The head of France’s foie gras producers’ association said she was "shocked and outraged” that the British government considered banning imports of the product.
Marie-Pierre Pé, director of the Comité Interprofessionnel des Palmipèdes à Foie Gras (CIFOG), which represents about 3,500 foie gras producers, said: “I am shocked and I deplore the fact that the freedom to sell a perfectly healthy product defined under international conventions is threatened.
“For a country that promotes freedom of trade, it is not only paradoxical but shows a lack of understanding of our production as well as the problem of judgments based on anthropomorphic perceptions that the animal used in the production is suffering.
“Clearly, they don’t know how we do our job. Before taking this decision I invite them to visit a foie gras producer so they can make a rational decision. We have nothing to hide and we operate with complete transparency.”

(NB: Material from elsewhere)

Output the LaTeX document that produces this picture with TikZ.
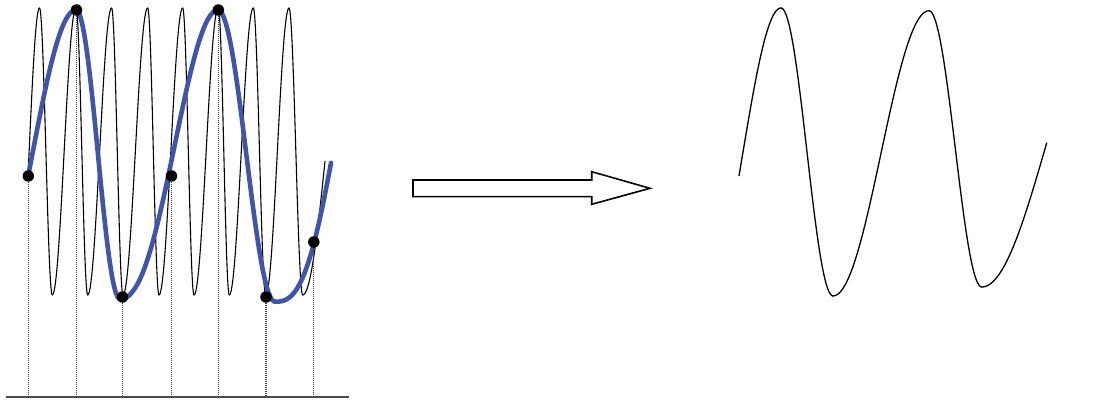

Asked about the gavage, the most controversial aspect of foie gras production, where long tubes are pushed down the birds throat to pump food into the digestive system, causing the liver to swell to several times its natural size, Pé said campaigners were anthropomorphising – attributing human characteristics to animals – by claiming this harmed or hurt the ducks and geese.
“People have to stop imaging a tube being inserted in their own throat, because a duck and goose’s throat is nothing like yours. For a start, the duck’s throat is elastic and at the base there is a pocket that allows them to stock food – called gésiers, which is like our stomach,” she said.